Published on November 29th, 2018 | Last updated on November 14th, 2019 by | Category: TESOL / TESL Issues through CALL | No Comments on Foreigner Talk vs. Caretaker Talk | TESL Issues | 104 Views | Reading Time: 2 minutes

Foreigner Talk

Foreigner Talk

The three functions of foreigner talk can be identified:

  • It promotes communication through simplifying utterances and making them easier to process or clarifying what has been said (Hatch, 1983).
  • It signals, implicitly or explicitly, speakers’ attitudes towards their interlocutors. It can create an affective bond between the native speaker and non-native speaker.
  • It teaches the target language implicitly. It is implicit because the native speakers do not usually have any pedagogic intent in interaction.

Meisel (1980) suggested that there are two types of simplification: restrictive and elaborative. Restrictive simplification serves the purpose of achieving an optimal result in communication, while elaborative simplification occurs when learners are trying to complixify their interlanguage system.

Foreigner talk, compared to caretaker talk, has fewer yes/no questions. In the case of grammatical FT, three processes are evident: simplification, regularisation and elaboration.

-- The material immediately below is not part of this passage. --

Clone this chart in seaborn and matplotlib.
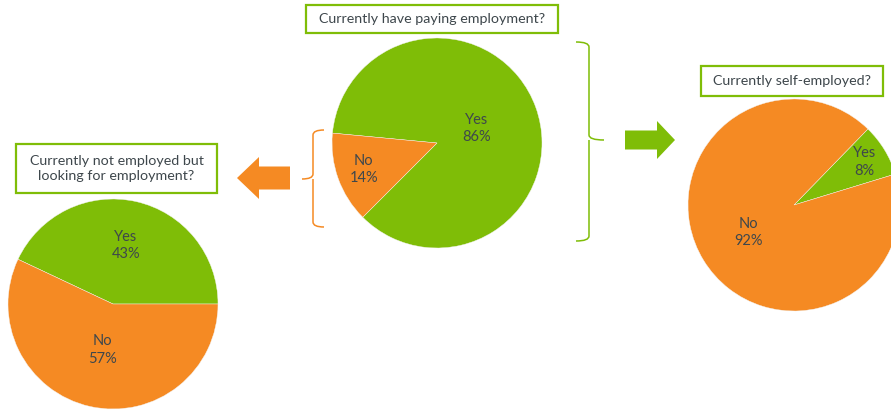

An interesting question is how native speakers come to be able to adjust the level of their FT to suit the level of individual learners. Hatch (1983) considered three ways:

  • Regression: native speakers move back through the stages of development that characterised their own acquisition of language until they find an appropriate level.
  • Matching: native speakers assess a learner’s current interlanguage state and then imitate the forms they observe in it.
  • Negotiation: native speakers simplify and clarify in accordance with the feedback they obtain from learners in communication with them.